3. There is a growth from -18 to 24. But result is -233.33% and minus sign denotes de-growth. Clearly, this is wrong.
4. There is de-growth from 18 to -24 and result is -233.33%. Minus sign denotes de-growth.
5. There is a de-growth from -18 to -24 and result is 33.33% and plus sign denotes growth. Clearly, this is wrong.
6. There is a growth from -24 to -18 and result is -25% and minus sign denotes de-growth. Clearly, this is wrong.
7. There is a de-growth from 18 to 0 and result is -100% and minus sign denotes de-growth.
8. There is a growth from -18 to 0 and result is -100% and minus sign denotes de-growth. Clearly, this is wrong.
9. Will give Error. Will discuss this case in later part of the article.
10. Will give Error. Will discuss this case in later part of the article.
Hence, clearly classical formula is wrong. But this works very well only if New Value >=Old Value.
Now, Microsoft KB has following article which defines the right formula for this purpose
https://support.microsoft.com/kb/214078
Note – The above article, mistakenly says alternative formula as =(new_value/original_value)-1 which is wrong as showed by me above.
Now coming back to formula which is given by Microsoft KB article –
= (New Value – Old Value)/ABS(Old Value)
Let's calculate percentage growth using this formula –
1. There is a growth from 18 to 24 and result is 33.33%
2. There is a de-growth from 24 to 18 and result is -25%. Minus sign denotes de-growth.
3. There is a growth from -18 to 24 and result is 233.33%.
4. There is de-growth from 18 to -24 and result is -233.33%. Minus sign denotes de-growth.
5. There is a de-growth from -18 to -24 and result is -33.33%. Minus sign denotes de-growth.
6. There is a growth from -24 to -18 and result is 25%.
7. There is a de-growth from 18 to 0 and result is -100% and minus sign denotes de-growth.
8. There is a growth from -18 to 0 and result is 100%.
9. Will give Error.
10. Will give Error.
So, obviously, (New Value – Old Value)/ABS(Old Value) formula is a correct one and that is what should be used.
Now, Special Case when Old Value is 0. This adds a twist to entire tale as mathematics related to infinity comes into picture. Mathematics related to infinity is not easy and our ancestors grappled with this for thousand of years. Computers are also struggling with this.
Case 1 – When New value is non Zero – There is infinite growth here.
Case 2 – When New value is Zero – There is zero growth here as value doesn't change. But formula would give result of infinite.
Now, there is no single opinion about above 2 cases. It has to be agreed with the concerned department / users about how to handle these cases. Few suggested options for meaningful discussion –
Option 1 – When old value is 0, show the result of NA irrespective whether New Value is Zero or non Zero. In this case, formula would be
=IFERROR((New Value – Old Value)/ABS(Old Value),"NA")

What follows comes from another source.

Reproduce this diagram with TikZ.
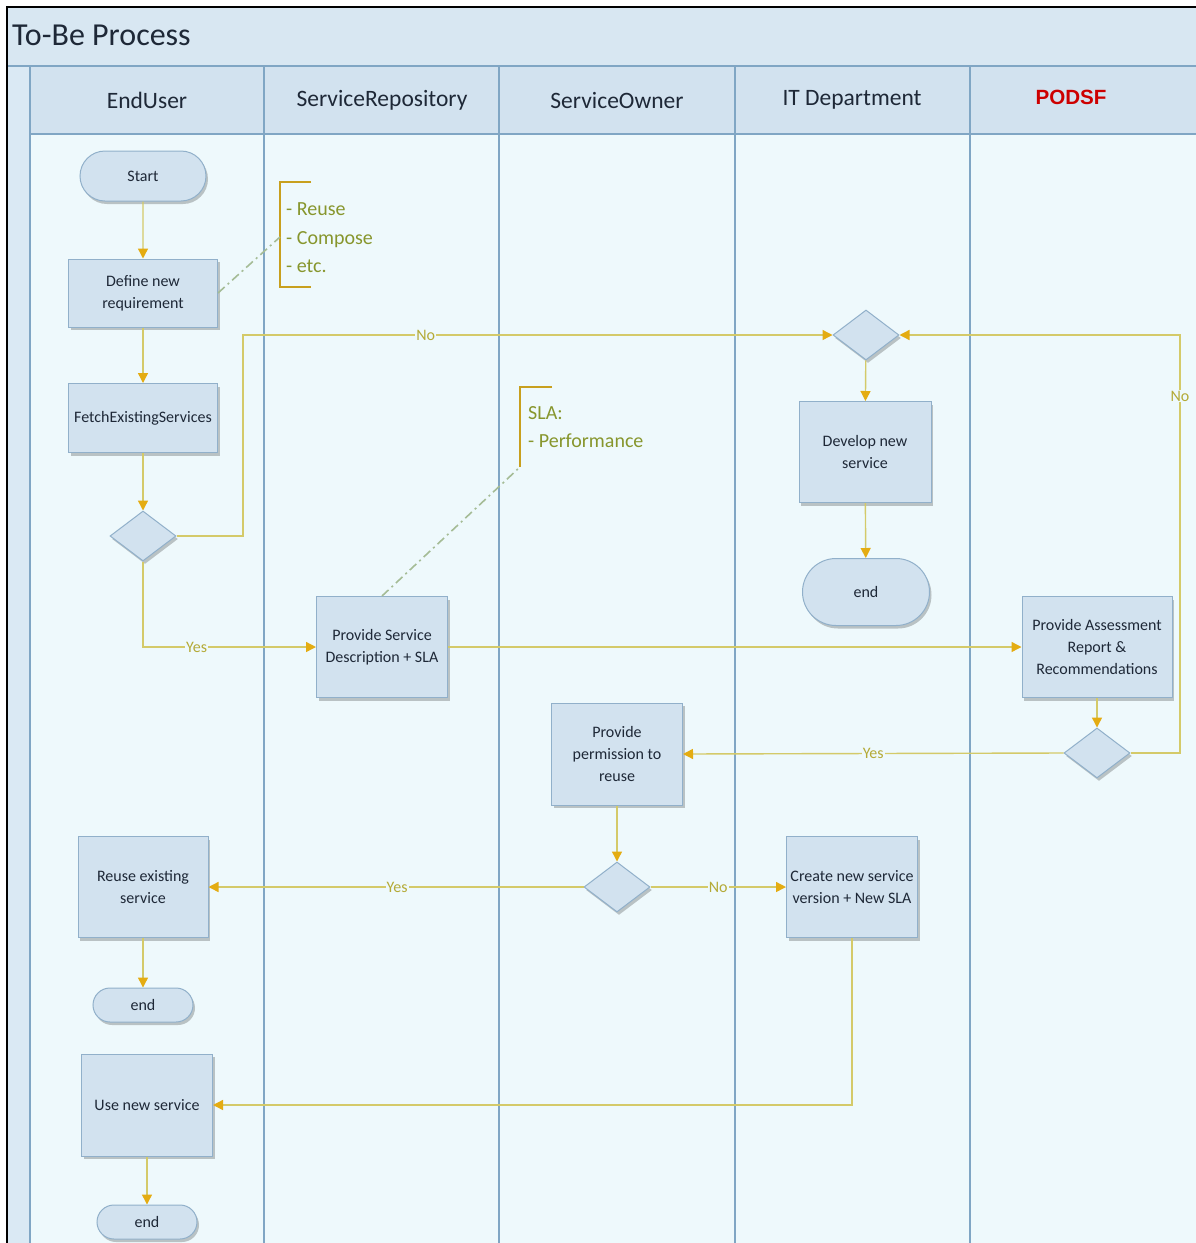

Option 2 – When old value is 0 and new value is non zero, treat it as 100% growth. In this case, formula would be
=IFERROR((New Value – Old Value)/ABS(Old Value),1)
Option 3 – When old value is 0 and new value is also 0, treat it as 0% growth. In this case, formula would be
=IFERROR((New Value – Old Value)/ABS(Old Value),0)
Now, we can tie up both Option 2 and 3 and can come up with a single formula (B16 = Old Value, C16 = New Value)
=IF(B16=0,IF(C16=0,0,1),(C16-B16)/ABS(B16))
We can finally insert this new formula and recalculate everything again –
Remember Key thing to handle old value as 0 is to reach an agreement with required stakeholders.
Perfect, but May I know why there is the difference in the result of the below two
"Average of % change values"
"% change from the total of Year 1 and Year 2"
How to rectify which one is correct?
I think you should read
http://mathforum.org/library/drmath/view/55720.html
Also consider the following example:
Year 1 Year2
-10 10 =(year2-year1)/ABS(year1) = an increase of 200 %
Year 1 Year 2
-1 10 =(year2-year1)/ABS(year1) = an increase of 1100 %
but how can an increase from a smaller number (-10) to 10 be a lesser percentage than an increase from a larger number (-1) to 10.
The percentage change doesn't give meaningful information when year1 and year2 results have opposite signs. It would in my opinion be better to say what the increase or decrease has been in absolute numbers, not as percentages.